» **TASK DETAILS**:
Include the line containing "34.35, 34.2, 33.9, 34.1, 32.1];" and all lines before it, repeated exactly from the listing below, without pictures.

» **MATERIAL**:

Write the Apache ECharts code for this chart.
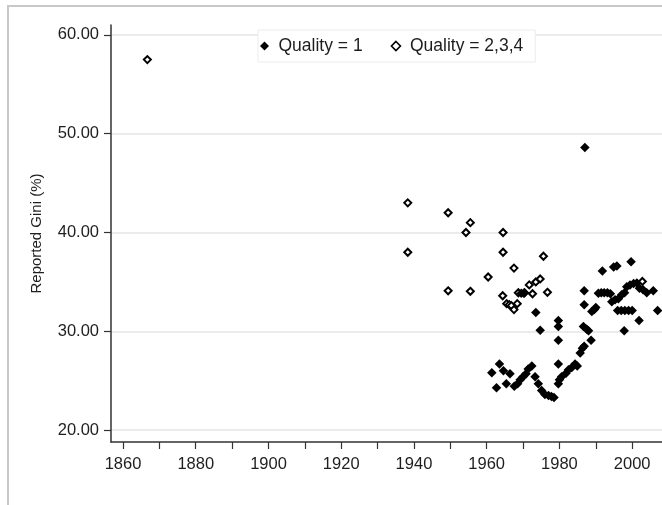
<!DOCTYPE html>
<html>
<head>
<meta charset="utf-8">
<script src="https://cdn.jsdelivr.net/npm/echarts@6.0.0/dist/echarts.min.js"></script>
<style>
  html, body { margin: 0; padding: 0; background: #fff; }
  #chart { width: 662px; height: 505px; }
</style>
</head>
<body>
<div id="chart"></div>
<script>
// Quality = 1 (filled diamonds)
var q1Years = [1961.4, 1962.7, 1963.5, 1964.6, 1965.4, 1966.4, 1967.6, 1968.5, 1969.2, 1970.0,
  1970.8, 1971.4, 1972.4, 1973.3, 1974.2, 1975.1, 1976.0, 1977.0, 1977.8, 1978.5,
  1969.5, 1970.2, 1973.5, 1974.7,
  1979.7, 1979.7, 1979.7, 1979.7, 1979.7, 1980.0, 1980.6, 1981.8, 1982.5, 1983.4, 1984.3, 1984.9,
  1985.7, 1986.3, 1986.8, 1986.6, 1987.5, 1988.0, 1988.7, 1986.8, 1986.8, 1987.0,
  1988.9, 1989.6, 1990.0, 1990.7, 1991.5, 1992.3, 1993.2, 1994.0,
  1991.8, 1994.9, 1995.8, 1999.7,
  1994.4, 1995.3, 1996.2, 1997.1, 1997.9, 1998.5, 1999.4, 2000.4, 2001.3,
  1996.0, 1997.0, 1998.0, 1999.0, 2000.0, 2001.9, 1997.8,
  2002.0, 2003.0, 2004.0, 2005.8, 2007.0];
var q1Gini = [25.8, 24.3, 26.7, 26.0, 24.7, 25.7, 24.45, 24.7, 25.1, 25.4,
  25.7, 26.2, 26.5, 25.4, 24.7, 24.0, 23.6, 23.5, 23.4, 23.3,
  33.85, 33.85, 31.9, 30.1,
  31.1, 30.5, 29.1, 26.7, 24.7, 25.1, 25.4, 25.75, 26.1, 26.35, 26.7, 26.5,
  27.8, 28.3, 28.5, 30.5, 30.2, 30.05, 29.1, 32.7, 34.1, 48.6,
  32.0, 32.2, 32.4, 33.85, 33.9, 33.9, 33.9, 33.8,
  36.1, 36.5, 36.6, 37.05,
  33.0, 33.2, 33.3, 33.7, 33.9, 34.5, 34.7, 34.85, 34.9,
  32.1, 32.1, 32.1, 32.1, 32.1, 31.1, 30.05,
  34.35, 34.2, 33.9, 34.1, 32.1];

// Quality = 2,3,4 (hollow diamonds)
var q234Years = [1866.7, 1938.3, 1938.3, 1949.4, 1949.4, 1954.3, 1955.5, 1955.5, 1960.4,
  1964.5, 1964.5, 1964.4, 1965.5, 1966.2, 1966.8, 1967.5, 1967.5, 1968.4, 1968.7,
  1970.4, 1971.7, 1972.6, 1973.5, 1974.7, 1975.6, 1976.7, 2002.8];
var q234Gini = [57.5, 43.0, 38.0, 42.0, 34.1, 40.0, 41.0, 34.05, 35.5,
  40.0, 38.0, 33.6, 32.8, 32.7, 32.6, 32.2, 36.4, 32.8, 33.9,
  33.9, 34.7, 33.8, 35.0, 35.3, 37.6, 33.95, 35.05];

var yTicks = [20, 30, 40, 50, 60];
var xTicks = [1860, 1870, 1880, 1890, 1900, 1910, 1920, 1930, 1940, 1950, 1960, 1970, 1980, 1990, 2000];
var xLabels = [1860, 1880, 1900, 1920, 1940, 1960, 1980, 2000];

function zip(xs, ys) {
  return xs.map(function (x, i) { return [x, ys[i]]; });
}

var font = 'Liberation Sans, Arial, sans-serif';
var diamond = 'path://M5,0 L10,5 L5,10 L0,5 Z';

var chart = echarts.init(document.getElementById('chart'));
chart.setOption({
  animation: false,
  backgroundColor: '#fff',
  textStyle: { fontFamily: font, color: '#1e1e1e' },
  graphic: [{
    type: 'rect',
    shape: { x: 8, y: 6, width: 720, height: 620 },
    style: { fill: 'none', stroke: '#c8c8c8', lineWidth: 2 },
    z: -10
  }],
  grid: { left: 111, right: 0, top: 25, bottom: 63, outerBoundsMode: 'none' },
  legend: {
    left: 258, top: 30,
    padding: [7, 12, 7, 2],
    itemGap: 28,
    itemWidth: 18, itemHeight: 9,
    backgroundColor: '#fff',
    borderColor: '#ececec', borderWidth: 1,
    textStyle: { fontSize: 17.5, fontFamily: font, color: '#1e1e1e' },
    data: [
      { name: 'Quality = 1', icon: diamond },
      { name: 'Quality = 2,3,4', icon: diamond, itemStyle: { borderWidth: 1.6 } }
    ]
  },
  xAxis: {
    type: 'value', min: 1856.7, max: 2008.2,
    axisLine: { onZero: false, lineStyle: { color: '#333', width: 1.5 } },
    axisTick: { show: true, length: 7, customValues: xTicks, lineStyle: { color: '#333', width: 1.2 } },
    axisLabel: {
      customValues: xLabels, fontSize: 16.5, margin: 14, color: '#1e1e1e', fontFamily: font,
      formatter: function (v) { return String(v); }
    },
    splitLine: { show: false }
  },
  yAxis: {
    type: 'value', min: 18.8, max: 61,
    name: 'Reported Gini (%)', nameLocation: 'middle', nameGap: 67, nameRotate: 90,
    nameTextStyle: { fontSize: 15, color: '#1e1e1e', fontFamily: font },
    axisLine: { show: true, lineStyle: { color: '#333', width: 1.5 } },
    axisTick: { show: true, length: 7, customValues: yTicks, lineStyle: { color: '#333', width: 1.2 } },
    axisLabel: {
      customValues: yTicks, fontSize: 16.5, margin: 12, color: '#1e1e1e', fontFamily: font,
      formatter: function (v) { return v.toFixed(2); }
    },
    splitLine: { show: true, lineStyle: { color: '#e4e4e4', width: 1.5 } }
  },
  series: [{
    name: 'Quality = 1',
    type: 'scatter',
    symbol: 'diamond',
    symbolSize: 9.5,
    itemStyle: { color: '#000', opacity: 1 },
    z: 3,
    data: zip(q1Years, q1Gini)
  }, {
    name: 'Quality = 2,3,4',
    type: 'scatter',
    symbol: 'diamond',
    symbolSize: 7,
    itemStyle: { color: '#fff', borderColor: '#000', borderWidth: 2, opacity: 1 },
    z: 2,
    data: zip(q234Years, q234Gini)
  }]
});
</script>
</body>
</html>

» **IN RESPONSE**:
Write the Apache ECharts code for this chart.
<!DOCTYPE html>
<html>
<head>
<meta charset="utf-8">
<script src="https://cdn.jsdelivr.net/npm/echarts@6.0.0/dist/echarts.min.js"></script>
<style>
  html, body { margin: 0; padding: 0; background: #fff; }
  #chart { width: 662px; height: 505px; }
</style>
</head>
<body>
<div id="chart"></div>
<script>
// Quality = 1 (filled diamonds)
var q1Years = [1961.4, 1962.7, 1963.5, 1964.6, 1965.4, 1966.4, 1967.6, 1968.5, 1969.2, 1970.0,
  1970.8, 1971.4, 1972.4, 1973.3, 1974.2, 1975.1, 1976.0, 1977.0, 1977.8, 1978.5,
  1969.5, 1970.2, 1973.5, 1974.7,
  1979.7, 1979.7, 1979.7, 1979.7, 1979.7, 1980.0, 1980.6, 1981.8, 1982.5, 1983.4, 1984.3, 1984.9,
  1985.7, 1986.3, 1986.8, 1986.6, 1987.5, 1988.0, 1988.7, 1986.8, 1986.8, 1987.0,
  1988.9, 1989.6, 1990.0, 1990.7, 1991.5, 1992.3, 1993.2, 1994.0,
  1991.8, 1994.9, 1995.8, 1999.7,
  1994.4, 1995.3, 1996.2, 1997.1, 1997.9, 1998.5, 1999.4, 2000.4, 2001.3,
  1996.0, 1997.0, 1998.0, 1999.0, 2000.0, 2001.9, 1997.8,
  2002.0, 2003.0, 2004.0, 2005.8, 2007.0];
var q1Gini = [25.8, 24.3, 26.7, 26.0, 24.7, 25.7, 24.45, 24.7, 25.1, 25.4,
  25.7, 26.2, 26.5, 25.4, 24.7, 24.0, 23.6, 23.5, 23.4, 23.3,
  33.85, 33.85, 31.9, 30.1,
  31.1, 30.5, 29.1, 26.7, 24.7, 25.1, 25.4, 25.75, 26.1, 26.35, 26.7, 26.5,
  27.8, 28.3, 28.5, 30.5, 30.2, 30.05, 29.1, 32.7, 34.1, 48.6,
  32.0, 32.2, 32.4, 33.85, 33.9, 33.9, 33.9, 33.8,
  36.1, 36.5, 36.6, 37.05,
  33.0, 33.2, 33.3, 33.7, 33.9, 34.5, 34.7, 34.85, 34.9,
  32.1, 32.1, 32.1, 32.1, 32.1, 31.1, 30.05,
  34.35, 34.2, 33.9, 34.1, 32.1];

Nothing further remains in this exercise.